**Data for processing:**
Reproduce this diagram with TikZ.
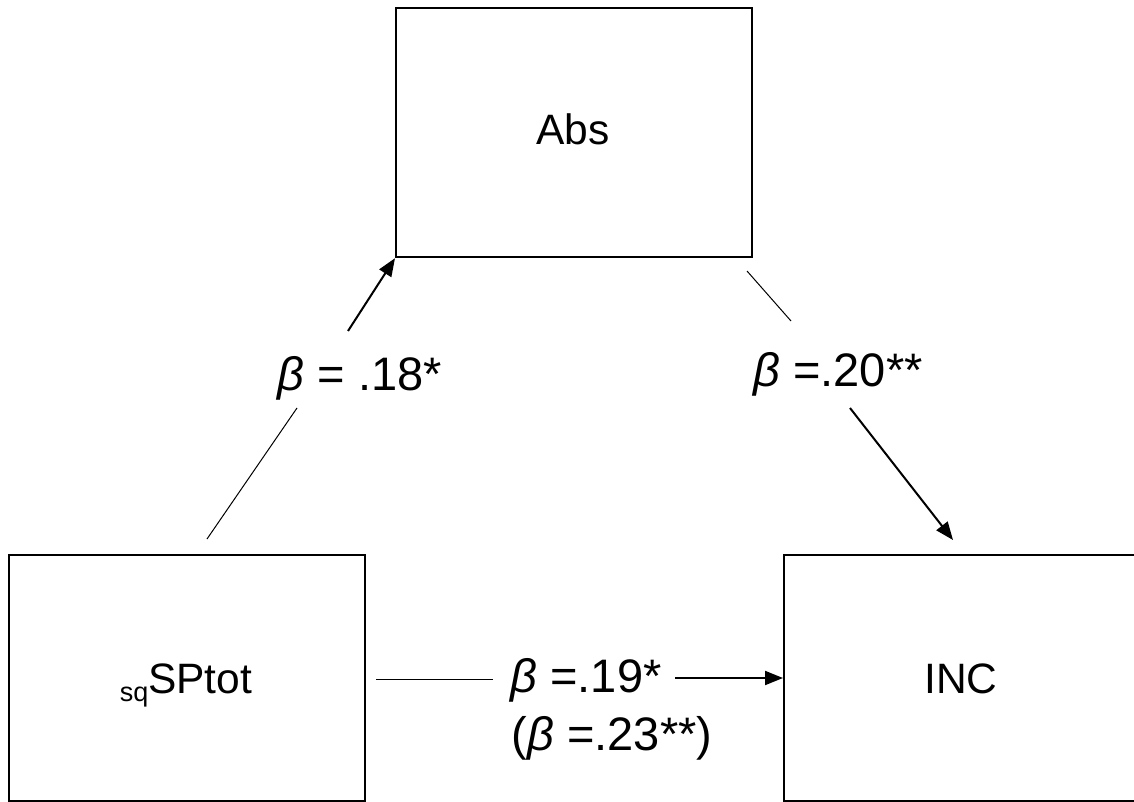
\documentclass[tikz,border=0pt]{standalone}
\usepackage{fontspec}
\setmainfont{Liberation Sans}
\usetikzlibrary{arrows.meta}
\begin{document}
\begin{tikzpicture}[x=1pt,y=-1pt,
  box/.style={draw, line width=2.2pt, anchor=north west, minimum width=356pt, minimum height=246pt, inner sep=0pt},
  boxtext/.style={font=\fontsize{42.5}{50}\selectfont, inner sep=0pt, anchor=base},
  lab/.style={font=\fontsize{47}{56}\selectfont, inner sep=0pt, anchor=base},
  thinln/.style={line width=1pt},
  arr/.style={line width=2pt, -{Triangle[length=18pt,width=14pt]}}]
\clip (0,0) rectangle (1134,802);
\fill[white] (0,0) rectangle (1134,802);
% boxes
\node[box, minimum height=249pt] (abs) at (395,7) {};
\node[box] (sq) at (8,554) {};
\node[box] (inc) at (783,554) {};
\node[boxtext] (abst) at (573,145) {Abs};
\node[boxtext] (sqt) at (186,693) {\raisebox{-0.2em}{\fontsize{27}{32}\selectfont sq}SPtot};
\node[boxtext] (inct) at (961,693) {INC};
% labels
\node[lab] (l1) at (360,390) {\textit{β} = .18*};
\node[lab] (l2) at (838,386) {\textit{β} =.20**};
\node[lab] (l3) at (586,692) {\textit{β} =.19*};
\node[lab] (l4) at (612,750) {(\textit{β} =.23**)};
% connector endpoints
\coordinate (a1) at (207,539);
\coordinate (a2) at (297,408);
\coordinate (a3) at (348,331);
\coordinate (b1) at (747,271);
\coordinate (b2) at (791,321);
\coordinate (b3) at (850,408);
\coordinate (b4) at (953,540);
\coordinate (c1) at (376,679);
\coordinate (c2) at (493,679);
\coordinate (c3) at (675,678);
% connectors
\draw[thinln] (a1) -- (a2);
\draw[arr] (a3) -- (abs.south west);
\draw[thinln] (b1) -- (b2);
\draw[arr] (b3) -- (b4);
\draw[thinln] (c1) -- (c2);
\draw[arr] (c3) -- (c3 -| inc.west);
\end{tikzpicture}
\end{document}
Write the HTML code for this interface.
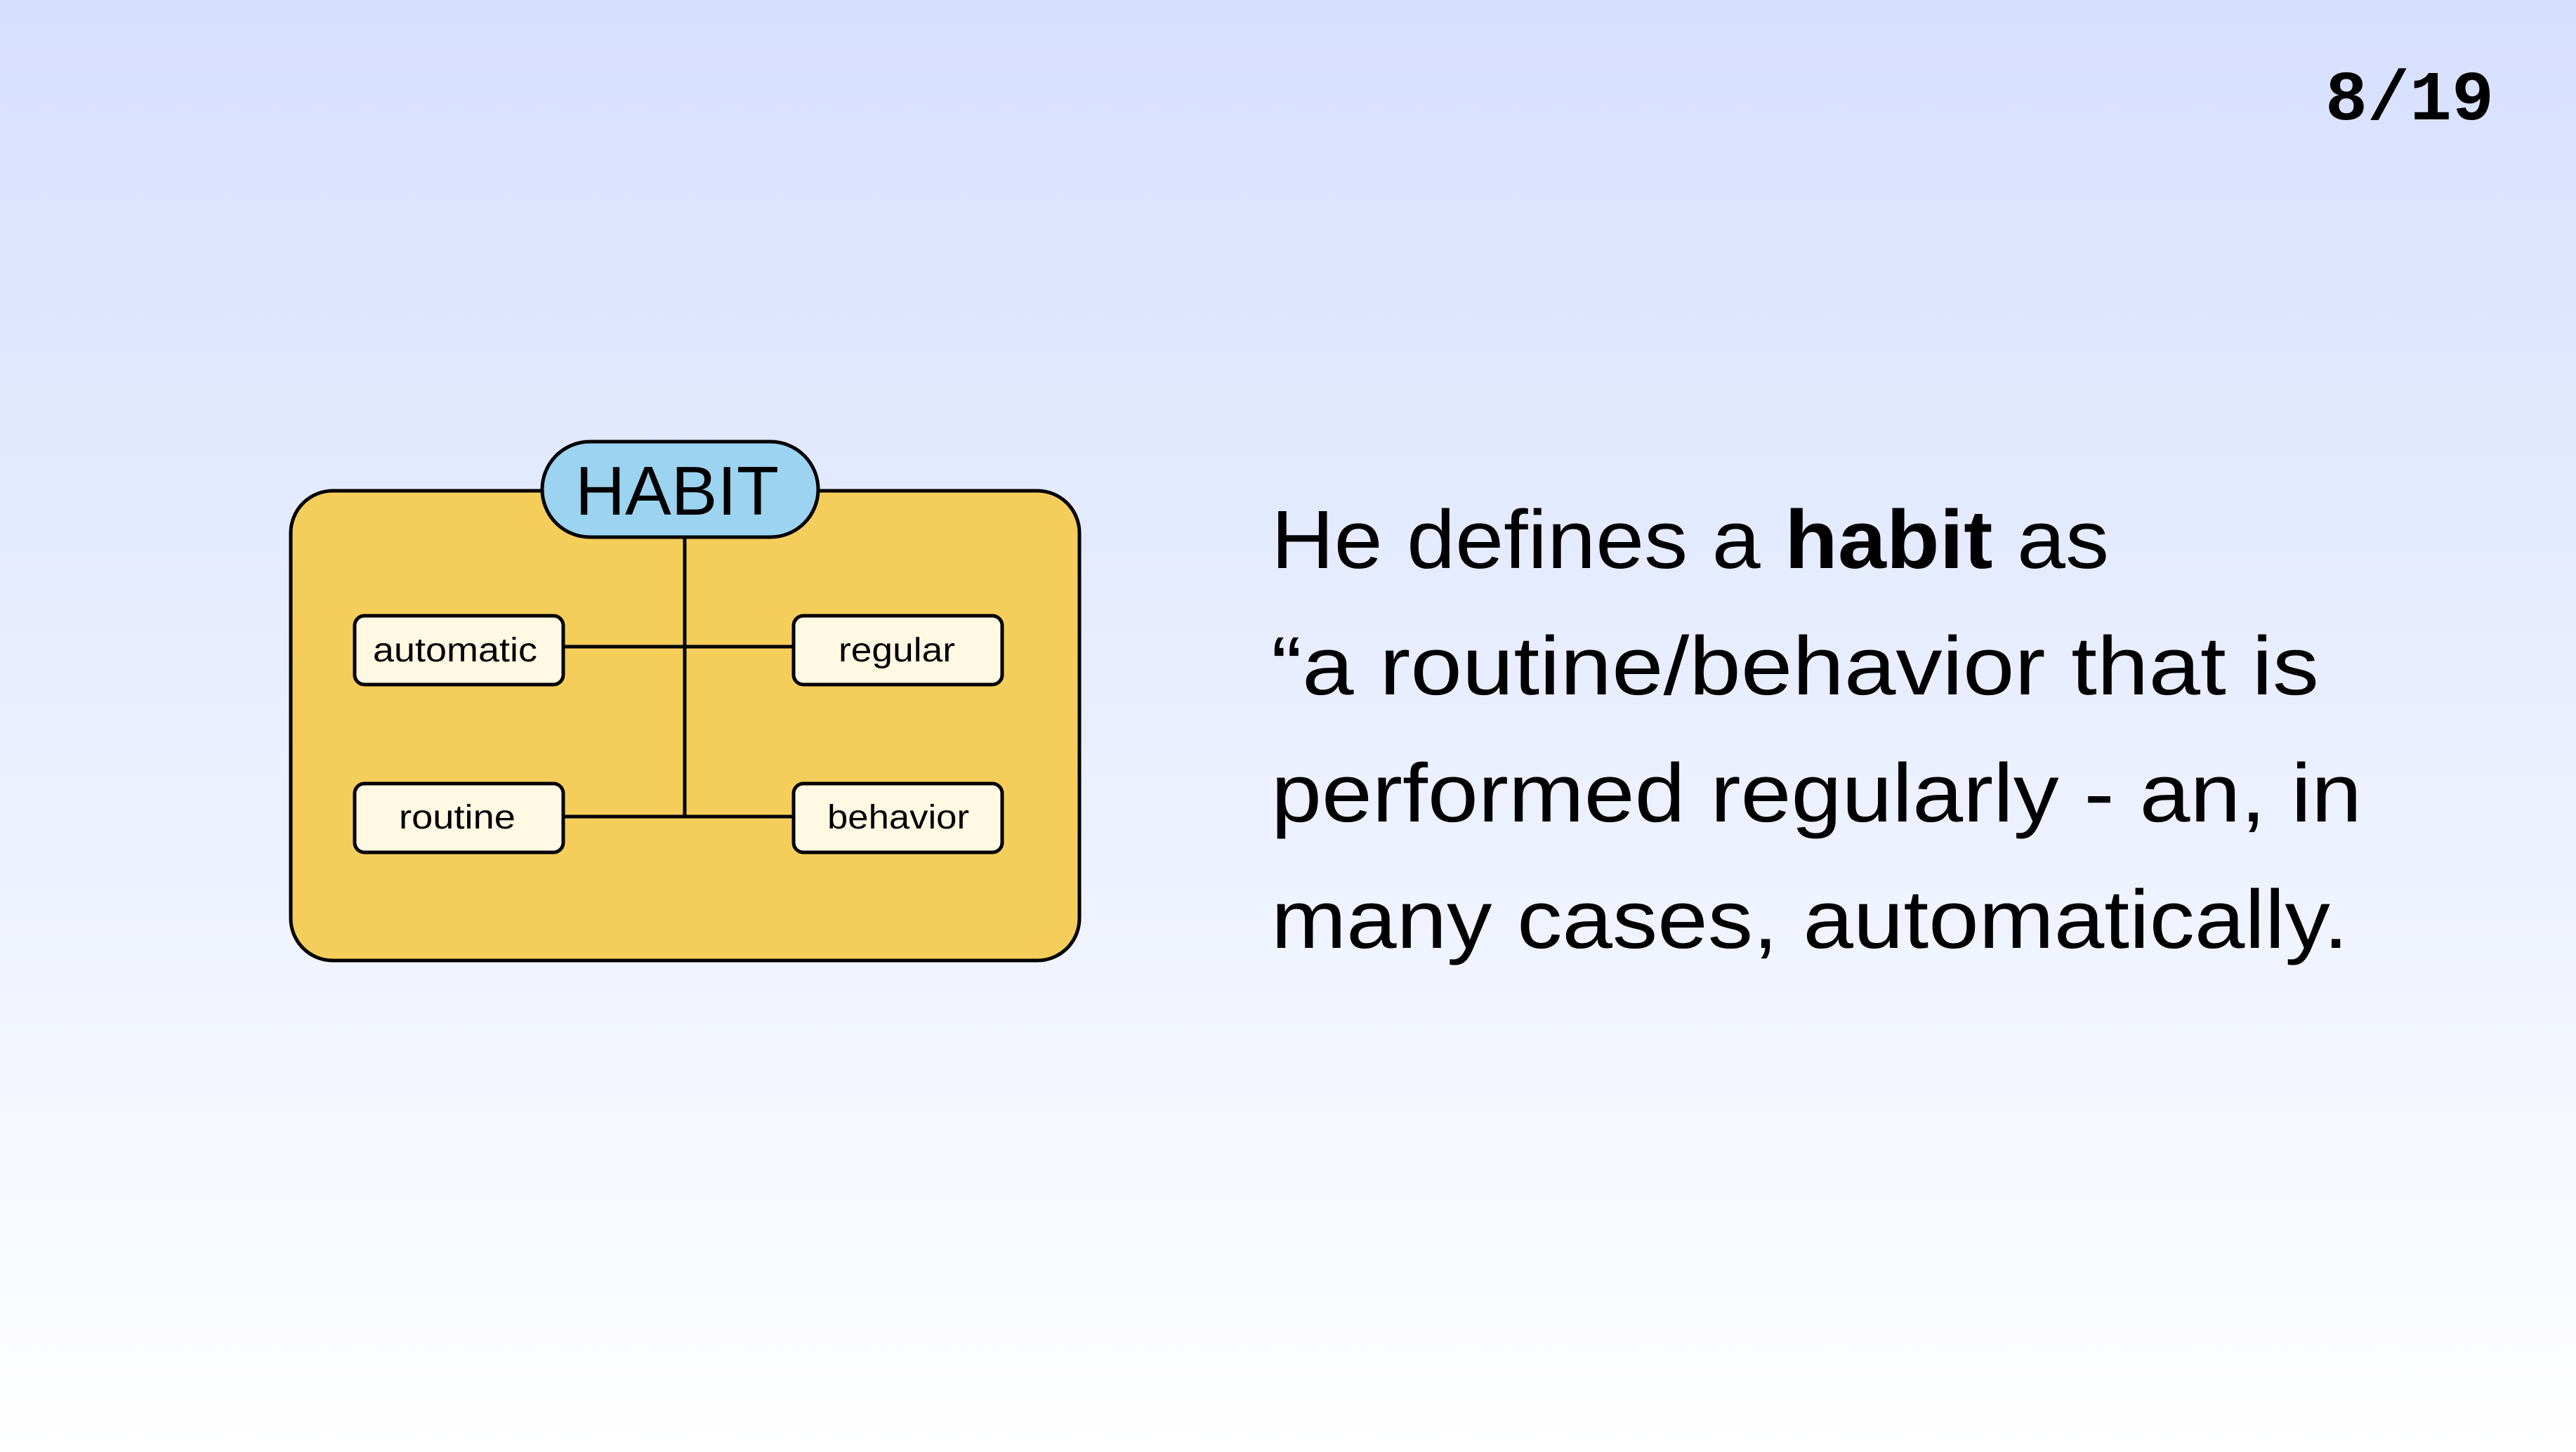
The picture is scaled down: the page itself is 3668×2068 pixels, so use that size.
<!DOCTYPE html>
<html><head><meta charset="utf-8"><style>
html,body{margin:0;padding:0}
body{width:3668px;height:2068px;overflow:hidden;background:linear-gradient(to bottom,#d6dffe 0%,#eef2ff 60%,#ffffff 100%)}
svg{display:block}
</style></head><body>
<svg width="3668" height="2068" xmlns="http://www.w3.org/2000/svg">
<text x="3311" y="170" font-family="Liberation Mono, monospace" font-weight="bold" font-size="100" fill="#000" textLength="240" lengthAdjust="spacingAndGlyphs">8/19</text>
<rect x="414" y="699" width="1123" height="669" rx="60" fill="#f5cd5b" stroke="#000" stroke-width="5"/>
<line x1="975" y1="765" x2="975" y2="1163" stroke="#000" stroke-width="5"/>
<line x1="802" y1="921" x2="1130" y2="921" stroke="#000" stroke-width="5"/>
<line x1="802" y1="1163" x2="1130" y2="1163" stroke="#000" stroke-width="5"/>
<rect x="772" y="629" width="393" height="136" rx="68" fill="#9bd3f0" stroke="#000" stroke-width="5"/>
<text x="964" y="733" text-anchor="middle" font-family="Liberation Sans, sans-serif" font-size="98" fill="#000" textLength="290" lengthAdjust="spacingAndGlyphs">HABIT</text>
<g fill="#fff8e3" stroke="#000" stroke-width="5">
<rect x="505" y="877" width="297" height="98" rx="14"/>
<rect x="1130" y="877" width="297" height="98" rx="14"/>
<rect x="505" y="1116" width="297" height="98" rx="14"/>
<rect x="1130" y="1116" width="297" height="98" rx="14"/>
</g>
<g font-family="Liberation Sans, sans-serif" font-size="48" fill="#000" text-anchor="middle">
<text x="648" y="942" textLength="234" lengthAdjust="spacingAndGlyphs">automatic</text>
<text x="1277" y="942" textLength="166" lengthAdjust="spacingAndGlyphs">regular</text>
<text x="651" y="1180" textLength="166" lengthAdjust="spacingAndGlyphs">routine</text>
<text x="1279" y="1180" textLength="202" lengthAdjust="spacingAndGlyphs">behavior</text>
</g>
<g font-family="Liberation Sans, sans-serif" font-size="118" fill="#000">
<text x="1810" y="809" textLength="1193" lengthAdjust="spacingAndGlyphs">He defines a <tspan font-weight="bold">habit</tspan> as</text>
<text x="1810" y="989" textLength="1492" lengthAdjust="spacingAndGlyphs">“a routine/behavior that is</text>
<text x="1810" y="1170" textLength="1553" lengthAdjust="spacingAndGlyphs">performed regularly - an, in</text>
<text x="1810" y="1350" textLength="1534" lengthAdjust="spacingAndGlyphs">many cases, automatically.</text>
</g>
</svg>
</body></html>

**Exercise requirements:**
In the listing, find all lines with the string "that" and copy them.

**The result:**
The picture is scaled down: the page itself is 3668×2068 pixels, so use that size.
<text x="1810" y="989" textLength="1492" lengthAdjust="spacingAndGlyphs">“a routine/behavior that is</text>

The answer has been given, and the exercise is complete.